La aceptación de un presupuesto específico para la zona euro, lo que podría considerarse un primer paso en la necesaria integración fiscal, forma parte igualmente de ese gradualismo integrador ahora acordado, aunque con funciones menos amplias que las inicialmente previstas, especialmente en su función estabilizadora en situaciones recesivas. La resistencia a una mayor integración de los países agrupados en la denominada Nueva Liga Hanseática (Holanda, las economías nórdicas, las bálticas y la propia Alemania) es expresiva de la división existente en el seno del área monetaria y del escaso respaldo a la misma de los que están fuera.

La ralentización para completar esa arquitectura institucional afecta igualmente a la Unión de los Mercados de Capitales, hoy tanto más necesaria cuanto más cercano está el desenlace del divorcio con Reino Unido. Las intenciones del plan de acción que debería concretar ese proyecto destinado a diversificar las fuentes de financiación de las pequeñas y medianas empresas, a reducir el grado de bancarización de la unión, son tan razonables como incomprensibles las demoras en su materialización.

Otro de los indicadores que podría integrar ese balance de la moneda única es el escaso avance del euro como moneda vehicular y de reserva en la escena global. Su distancia respecto al dólar estadounidense apenas se ha reducido en estos años. Hará bien la Comisión en concretar rápidamente esos planes recientes destinados a dotar de una mayor proyección internacional al euro, tal como anunció solemnemente el presidente Juncker el pasado 12 de septiembre.

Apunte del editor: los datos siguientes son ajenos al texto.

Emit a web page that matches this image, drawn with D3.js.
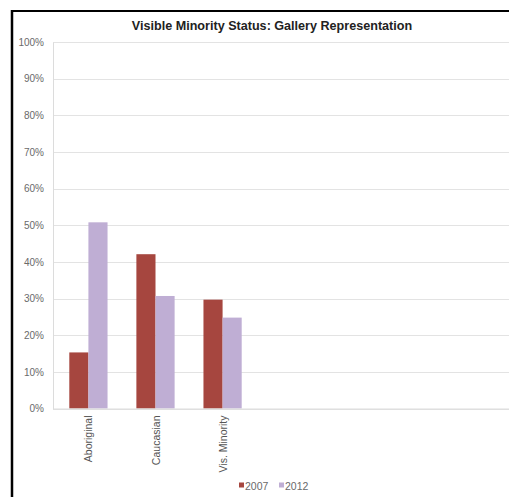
<!DOCTYPE html>
<html>
<head>
<meta charset="utf-8">
<script src="https://cdn.jsdelivr.net/npm/d3@7"></script>
<style>
  html, body { margin: 0; padding: 0; background: #fff; }
  svg { display: block; }
  text { font-family: "Liberation Sans", Arial, Helvetica, sans-serif; }
</style>
</head>
<body>
<div id="chart"></div>
<script>
const categories = ["Aboriginal", "Caucasian", "Vis. Minority"];
const seriesNames = ["2007", "2012"];
const values2007 = [15.3, 42.1, 29.7];
const values2012 = [50.8, 30.7, 24.8];
const yTicks = [0, 10, 20, 30, 40, 50, 60, 70, 80, 90, 100];
const title = "Visible Minority Status: Gallery Representation";
const colors = ["#a6463f", "#bfaed4"];

const W = 509, H = 497;
const svg = d3.select("#chart").append("svg").attr("width", W).attr("height", H);

// frame
svg.append("rect").attr("x", 0).attr("y", 0).attr("width", W).attr("height", H).attr("fill", "#fff");
svg.append("line").attr("x1", 12).attr("x2", 12).attr("y1", 10).attr("y2", H)
  .attr("stroke", "#000").attr("stroke-width", 2.5);
svg.append("line").attr("x1", 11).attr("x2", W).attr("y1", 11).attr("y2", 11)
  .attr("stroke", "#000").attr("stroke-width", 2);

const plotLeft = 53, plotRight = W, plotTop = 42, plotBottom = 408.5;

const y = d3.scaleLinear().domain([0, 100]).range([plotBottom, plotTop]);
const x = d3.scaleBand().domain(categories).range([plotLeft, 258])
  .paddingInner(0.43).paddingOuter(0.243);
const xs = d3.scaleBand().domain(seriesNames).range([0, x.bandwidth()]);

// gridlines
svg.append("g").selectAll("line").data(yTicks).join("line")
  .attr("x1", plotLeft).attr("x2", plotRight)
  .attr("y1", d => Math.round(y(d)) + 0.5).attr("y2", d => Math.round(y(d)) + 0.5)
  .attr("stroke", "#e3e3e3").attr("stroke-width", 1.2);

// y axis
const yAxis = d3.axisLeft(y).tickValues(yTicks).tickFormat(d => d + "%").tickSize(0).tickPadding(9);
const gy = svg.append("g").attr("transform", `translate(${plotLeft},0)`).call(yAxis);
gy.select(".domain").attr("stroke", "#dcdcdc");
gy.selectAll("text").attr("fill", "#6a6a6a").attr("font-size", "10px");

// bars
const groups = svg.append("g").selectAll("g").data(categories).join("g")
  .attr("transform", d => `translate(${x(d)},0)`);
groups.selectAll("rect").data((d, i) => [
    { s: "2007", v: values2007[i], c: colors[0] },
    { s: "2012", v: values2012[i], c: colors[1] }
  ]).join("rect")
  .attr("x", d => xs(d.s)).attr("width", xs.bandwidth())
  .attr("y", d => y(d.v)).attr("height", d => y(0) - y(d.v))
  .attr("fill", d => d.c);

// x axis
const xAxis = d3.axisBottom(x).tickSize(0).tickPadding(0);
const gx = svg.append("g").attr("transform", `translate(0,${plotBottom})`).call(xAxis);
gx.select(".domain").remove();
gx.append("line").attr("x1", plotLeft).attr("x2", plotRight).attr("y1", 0.5).attr("y2", 0.5)
  .attr("stroke", "#dcdcdc");
gx.selectAll(".tick text")
  .attr("fill", "#555").attr("font-size", "10.5px")
  .attr("text-anchor", "end")
  .attr("transform", "translate(4,7) rotate(-90)")
  .attr("dy", "0").attr("y", 0).attr("x", 0);

// title
svg.append("text").attr("x", 272).attr("y", 30).attr("text-anchor", "middle")
  .attr("font-size", "12.6px").attr("font-weight", "bold").attr("fill", "#222").text(title);

// legend
const legend = svg.append("g").attr("transform", "translate(239,481)");
const lx = [0, 40];
seriesNames.forEach((s, i) => {
  legend.append("rect").attr("x", lx[i]).attr("y", 1.5).attr("width", 5).attr("height", 5).attr("fill", colors[i]);
  legend.append("text").attr("x", lx[i] + 6).attr("y", 9).attr("font-size", "10.5px").attr("fill", "#6a6a6a").text(s);
});
</script>
</body>
</html>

Ese balance, propio de una unión monetaria incompleta, generador también de desafección en algunos ciudadanos europeos, no invalida la necesidad de un proyecto tal. Sin necesidad de asumir a pie juntillas aquella presunción que hiciera en 1950 Jacques Rueff: “Europa se hará por la moneda o no se hará”, fortalecer la unión monetaria es una condición necesaria para hacerlo con el papel de Europa en un entorno global hoy mucho más adverso y más necesitado de integración regional que el existente a finales del siglo pasado.

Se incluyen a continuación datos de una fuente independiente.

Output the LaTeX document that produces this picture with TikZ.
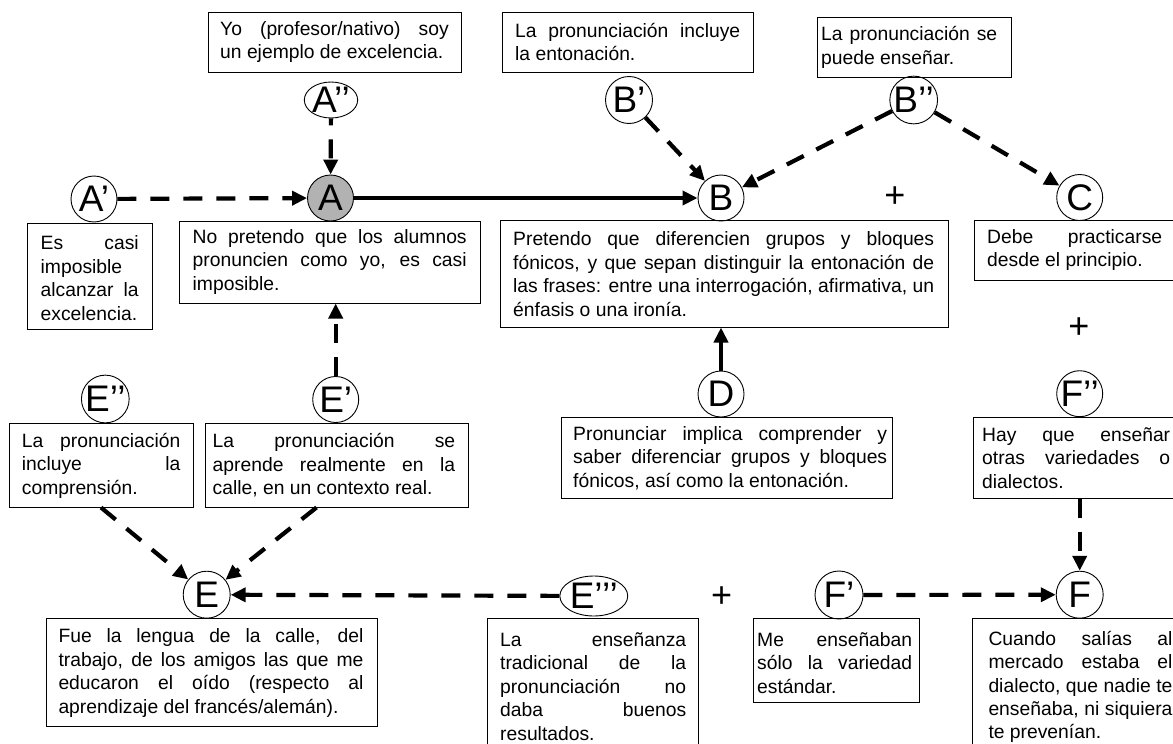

La particularización de ese balance en nuestra economía tampoco deja lugar a dudas, en mi opinión. España ha sido uno de los países beneficiados por el proyecto. En estos veinte años se han registrado avances en el PIB por habitante y también en la convergencia real con las economías centrales del área monetaria. Que la crisis haya supuesto un serio tropiezo en esa senda de acercamiento a las economías más avanzadas no invalida la conveniencia para las empresas y familias españolas de la integración monetaria de Europa. Tampoco para las administraciones públicas, educadas a partir de la preparación del examen de acceso de mayo de 1998, para respetar las exigencias de convergencia nominal como precondiciones del necesario progreso y de su justa distribución entre los ciudadanos. Para que, como señalaba Draghi hace unos días, todos puedan participar de los beneficios de la moneda común. Su virtualidad precisa hoy de más acción política que la que llevó a su lanzamiento hace veinte años.